Eighteen Katyusha rockets struck US' Al-Taji base just north of Baghdad on Wednesday night, reportedly leaving two Americans and a British soldier dead, and around a dozen others injured.
The US-led Coalition confirmed in a statement that “three Coalition personnel were killed during a rocket attack on Camp Taj, Iraq, March 11. Approximately 18 107mm Katyusha rockets struck the base.”
Iraqi Security Forces however said that ten rockets were fired. They found a Kia Bongo flatbed truck with a missile platform in the nearby Al-Rashidiyya area with three rockets on board. “The Iraqi Security Forces found a rocket-rigged truck, a few miles from Camp Taji,” the Coalition statement said.
Two US service members and a British soldier were killed and 14 others were wounded when an Iranian-backed Shia militia group in Iraq launched an attack against Camp Taji yesterday, Pentagon said in a statement.
“The group launched about thirty 107 mm rockets against the Iraqi training base. Up to 18 hit the area housing coalition forces who are involved in the mission to train, advise and assist,” said Army Gen. Mark A. Milley, the chairman of the Joint Chiefs of Staff,
Iran reportedly fired Katyusha rockets alongside Fateh and Qiam missiles to strike Iraq’s highly fortified Green Zone that hosts the US Embassy and Balad Air Force Base housing US troops in early January.
The Katyushas have short flight time and low flight trajectory, which makes it difficult and cost ineffective for air defense systems like Patriots to intercept. The features of the rocket also explains why the Iraqi forces found a truck with more of these rockets in an area close-by.
Like a missile, a rocket has an explosive warhead, a fuel tank and an engine. It does not require the operator being near the position it is fired. Rockets are easy to move, conceal, and to assemble on a truck for transportation. The Katyushas are thus effective in their own way, although with little guidance and lethality.
A Katyusha multiple rocket launcher mounted on a heavy truck fires volleys of up to 48 rockets nearly four miles.
“Approximately 12 additional personnel were wounded during the attack,” the statement read. The extent of material damage to the base structures and the airfield were not revealed.

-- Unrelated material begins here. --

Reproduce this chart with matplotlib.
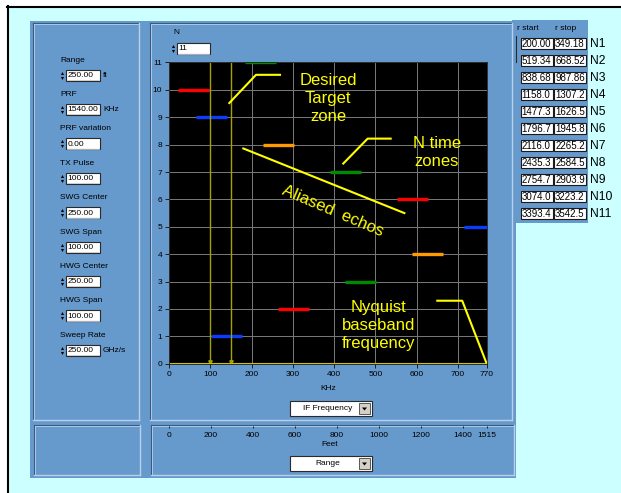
import matplotlib.pyplot as plt
from matplotlib.patches import Rectangle, Polygon

plt.rcParams['font.family'] = ['Liberation Sans', 'DejaVu Sans']

W, H = 621, 493

# zone table: range window of each time zone (ft)
zones = ['N1', 'N2', 'N3', 'N4', 'N5', 'N6', 'N7', 'N8', 'N9', 'N10', 'N11']
r_start = ['200.00', '519.34', '838.68', '1158.0', '1477.3', '1796.7',
           '2116.0', '2435.3', '2754.7', '3074.0', '3393.4']
r_stop = ['349.18', '668.52', '987.86', '1307.2', '1626.5', '1945.8',
          '2265.2', '2584.5', '2903.9', '3223.2', '3542.5']

# IF band of each zone after folding about the Nyquist frequency (KHz)
f_lo = [102, 264, 426, 588, 714, 552, 389, 227, 65, 21, 184]
f_hi = [177, 340, 502, 664, 770, 627, 465, 303, 141, 97, 259]
zone_colors = ['#0a3cff', '#ff0000', '#008a00', '#ff9a00']

khz_ticks = [0, 100, 200, 300, 400, 500, 600, 700, 770]
feet_ticks = [0, 200, 400, 600, 800, 1000, 1200, 1400, 1515]
n_ticks = list(range(12))
cursor_khz = [100, 150]

controls = [('Range', '250.00', 'ft'), ('PRF', '1540.00', 'KHz'),
            ('PRF variation', '0.00', ''), ('TX Pulse', '100.00', ''),
            ('SWG Center', '250.00', ''), ('SWG Span', '100.00', ''),
            ('HWG Center', '250.00', ''), ('HWG Span', '100.00', ''),
            ('Sweep Rate', '250.00', 'GHz/s')]

PANEL = '#6699cc'
DARK = '#3a5a80'
LIGHT = '#b8d0ea'
YEL = '#ffff00'
SMALL = 6

fig = plt.figure(figsize=(W / 100, H / 100), dpi=100)
fig.patch.set_facecolor('white')

# background layer in pixel units (y down)
bg = fig.add_axes([0, 0, 1, 1])
bg.set_xlim(0, W)
bg.set_ylim(H, 0)
bg.axis('off')

bg.add_patch(Rectangle((8, 7), W, H, fc='#ccffff', ec='none'))
bg.plot([7, W], [6.5, 6.5], color='black', lw=1.5)
bg.plot([7.5, 7.5], [6, H], color='black', lw=1.5)

bg.add_patch(Rectangle((30, 21), 486, 457, fc=PANEL, ec='none'))
bg.add_patch(Rectangle((512, 20), 76, 203, fc=PANEL, ec='none'))


def groove(x0, y0, x1, y1):
    bg.plot([x0, x1], [y0, y0], color=DARK, lw=0.8)
    bg.plot([x0, x0], [y0, y1], color=DARK, lw=0.8)
    bg.plot([x0 + 1, x1 - 1], [y0 + 1, y0 + 1], color=LIGHT, lw=0.6)
    bg.plot([x0 + 1, x0 + 1], [y0 + 1, y1 - 1], color=LIGHT, lw=0.6)
    bg.plot([x0, x1], [y1, y1], color=LIGHT, lw=1.0)
    bg.plot([x1, x1], [y0, y1], color=LIGHT, lw=1.0)


groove(33, 23, 139, 420)
groove(150, 23, 512, 420)
groove(34, 425, 140, 475)
groove(151, 425, 514, 475)


def numeric(x, y, value, w=34):
    # spinner arrows then the white entry box
    bg.plot([x - 4], [y - 2.5], marker='^', ms=2.2, color='black', mec='none')
    bg.plot([x - 4], [y + 2.5], marker='v', ms=2.2, color='black', mec='none')
    bg.add_patch(Rectangle((x, y - 5.5), w, 11, fc='white', ec='#2a2a2a', lw=0.8))
    bg.plot([x + 1, x + w - 1], [y + 5, y + 5], color='#c8c8c8', lw=0.6)
    bg.text(x + 1.5, y + 0.5, value, fontsize=SMALL, va='center', ha='left')


for i, (name, value, unit) in enumerate(controls):
    ly = 60 + 34.4 * i
    bg.text(60, ly, name, fontsize=SMALL, va='center', ha='left')
    numeric(66, ly + 15, value)
    if unit:
        bg.text(103, ly + 15.5, unit, fontsize=SMALL, va='center', ha='left')

bg.text(173, 33, 'N', fontsize=SMALL, va='center', ha='left')
numeric(177, 48.5, '11', w=33)


def dropdown(x0, y0, label):
    bg.add_patch(Rectangle((x0, y0), 82, 15, fc='white', ec='#2a2a2a', lw=0.8))
    bg.add_patch(Rectangle((x0 + 69, y0 + 2), 11, 11, fc='#d4d0c8', ec='#404040', lw=0.6))
    bg.add_patch(Polygon([[x0 + 72, y0 + 6.5], [x0 + 77, y0 + 6.5], [x0 + 74.5, y0 + 9.5]],
                         closed=True, fc='black', ec='none'))
    bg.text(x0 + 38, y0 + 7.8, label, fontsize=SMALL, va='center', ha='center')


bg.text(328, 389, 'KHz', fontsize=SMALL, va='center', ha='center')
dropdown(290, 401, 'IF Frequency')
bg.text(330, 445, 'Feet', fontsize=SMALL, va='center', ha='center')
dropdown(290, 456, 'Range')

# zone table on the right
bg.text(517, 28, 'r start', fontsize=SMALL, va='center', ha='left')
bg.text(555, 28, 'r stop', fontsize=SMALL, va='center', ha='left')
bg.plot([516, 516], [36, 62], color='#2a2a2a', lw=0.8)
for i, zone in enumerate(zones):
    top = 38.3 + 17.0 * i
    for cx, val in ((521, r_start[i]), (554.3, r_stop[i])):
        bg.add_patch(Rectangle((cx, top), 31.5, 11, fc='white', ec='#1a1a1a', lw=0.8))
        bg.text(cx + 0.8, top + 6, val, fontsize=7, va='center', ha='left')
    bg.text(590, top + 5.8, zone, fontsize=8.7, va='center', ha='left')

# IF frequency plot
ax = fig.add_axes([169 / W, (H - 363.7) / H, 318 / W, 301.2 / H])
ax.set_facecolor('black')
ax.set_xlim(0, 770)
ax.set_ylim(0, 11)
ax.set_xticks(khz_ticks)
ax.set_yticks(n_ticks)
ax.grid(True, color='#7a7a7a', lw=0.7)
ax.set_axisbelow(True)
ax.tick_params(labelsize=SMALL, length=3, width=0.7, color='#202020', pad=2)
for s in ax.spines.values():
    s.set_color('#202020')
    s.set_linewidth(0.6)

for i in range(len(zones)):
    ax.hlines(i + 1, f_lo[i], f_hi[i], color=zone_colors[i % 4], lw=2.4)

ax.vlines(cursor_khz, 0, 11, color='#a8a000', lw=1)
ax.plot(cursor_khz, [0.08, 0.08], ls='none', marker='v', ms=2.5, color='#a8a000')
ax.axhline(0, color='#d0c400', lw=1.5)

txt = dict(color=YEL, fontsize=12, ha='center', va='center', linespacing=1.25)
ax.text(385, 9.67, 'Desired\nTarget\nzone', **txt)
ax.plot([146, 210.7, 268.8], [9.52, 10.55, 10.55], color=YEL, lw=1.5)

ax.text(649, 7.70, 'N time\nzones', **txt)
ax.plot([422, 481, 536.8], [7.31, 8.22, 8.22], color=YEL, lw=1.5)

ax.plot([180, 570], [7.86, 5.50], color=YEL, lw=1.5)
ax.text(396, 5.58, 'Aliased  echos', rotation=-23, rotation_mode='anchor', **txt)

ax.text(508, 1.40, 'Nyquist\nbaseband\nfrequency', **txt)
ax.plot([649.6, 710, 768], [2.30, 2.30, 0.05], color=YEL, lw=1.5, clip_on=False)

# matching range scale in feet
fx = fig.add_axes([169 / W, (H - 426) / H, 318 / W, 0.0001])
fx.set_xlim(0, 1515)
fx.set_xticks(feet_ticks)
fx.set_yticks([])
fx.patch.set_alpha(0)
for s in fx.spines.values():
    s.set_visible(False)
fx.tick_params(labelsize=SMALL, length=1.5, width=0.7, color='#202020', pad=2.5)

fig.savefig('out.png', dpi=100)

No one has claimed responsibility for the offensive so far. But the attack could potentially spike US' tensions with Iran, two months after the two were on a brink of a full-blown war.
A day prior to the attacks, General Kenneth McKenzie, commander of US Central Command, said that the US was moving air defense systems into Iraq.
Shortly after this attack, Al Arabiya reported that sites belonging to the PMF were being shelled in eastern Syria, near the border with Iraq. Syria’s SANA said that there were airstrikes in the Abu Kamal area on Wednesday night.